Four jobs this tool covers.
Job 1: Inspect a tracking URL. Paste a long marketing URL with multiple UTM parameters and a referrer URL embedded in another parameter. The query parser breaks it into a clean key / value table — names, decoded values, encoded form. Faster than reading %26%3D%2F sequences in a long URL by eye.
Job 2: Build a search-query URL. Take a phrase that may contain ampersands, slashes, or quotes — "red shoes" size 10 & under $50 — encode in component mode, drop into a search URL slot. The result is the safe value Google / Amazon / your search would use to send that exact query. Pair with our UTM Builder for the marketing-tagging side.
Job 3: Decode an OAuth redirect. OAuth flows return tokens, scopes, and state in the URL fragment or query string — usually URL-encoded. Paste the redirect URL, the parser surfaces each parameter cleanly. Useful for debugging "why is the access token coming back malformed" and finding where the encoding went wrong.
Job 4: Cleanup a copy-paste URL. Some chat apps and email clients double-encode URLs when you paste them. Paste the over-encoded URL, hit decode, you'll see the original. If decode produces a still-encoded string (e.g., %2520 → %20 → space), decode again. Three passes max usually clears any layered encoding.
Six questions users ask.
What's the difference between encodeURIComponent and encodeURI?
encodeURI preserves URL-structural characters (slash, colon, hash, question mark, ampersand) so it's safe to use on a complete URL — the structure stays parseable. encodeURIComponent escapes all reserved URI characters including slash and ampersand, so it's safe to use on a single parameter value that could contain them. Use encodeURI for full URLs that already have correct structure but need spaces and unicode escaped. Use encodeURIComponent for individual query-parameter values, fragment identifiers, or any string going into a URL slot. The wrong choice causes the most common URL bug: an ampersand inside a parameter value being interpreted as a parameter separator.
Why does space encode as %20 sometimes and + other times?
Two encodings, both legal in different contexts. RFC 3986 (the URI standard) says space should be %20 — universally safe in URLs. The application/x-www-form-urlencoded spec used in HTML form submission encodes space as +. Most server-side parsers handle both, but +-as-space is only correct in the query string portion of a URL, not in the path. We default to %20 because it's the universally-correct form. Use the form-encoded toggle only if you're building a manual form-submission URL.
How does the query-string parser work?
When the input looks like a URL with a ? query string, we split it into pairs and decode each value. Useful for inspecting tracking-link payloads, OAuth redirects, or anything with multiple URL parameters. The parsed table shows each parameter name, the decoded value, and the encoded form so you can see what was being sent. We handle repeated keys (?tag=a&tag=b becomes [a, b]), escaped equals inside values, and URL fragments separately.

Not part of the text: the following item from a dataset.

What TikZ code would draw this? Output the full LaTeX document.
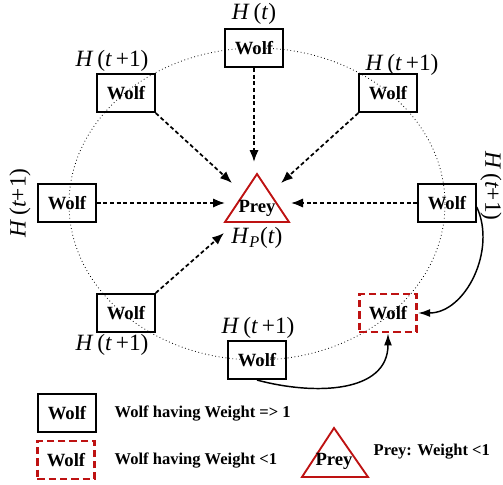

What characters get escaped?
Per RFC 3986, the reserved characters are gen-delims (: / ? # [ ] @) and sub-delims (! $ & ' ( ) * + , ; =). Unreserved characters (A-Z, a-z, 0-9, hyphen, underscore, period, tilde) are never escaped. Anything outside the ASCII printable range (unicode) is always escaped. encodeURI keeps the gen-delims and sub-delims unescaped (so URL structure works); encodeURIComponent escapes all reserved characters except the unreserved set. The reference panel shows the lookup table for common characters.
Will this handle internationalized domain names (IDN)?
We percent-encode the path and query parts but do not Punycode the hostname. Modern browsers do Punycode automatically when you hit Enter on a unicode hostname (xn--…), but this tool focuses on path / query encoding which is the more common need. If you specifically need to convert a unicode hostname like münchen.de to its Punycode form (xn--mnchen-3ya.de), use Node's built-in url.domainToASCII or any Punycode library.
Is the URL I paste sent anywhere?
No. We use the browser's native encodeURIComponent / decodeURIComponent and URL APIs — all run client-side. The page is static HTML; the only network request is the initial page load. Safe for URLs containing API keys, tokens, or session identifiers in the query string.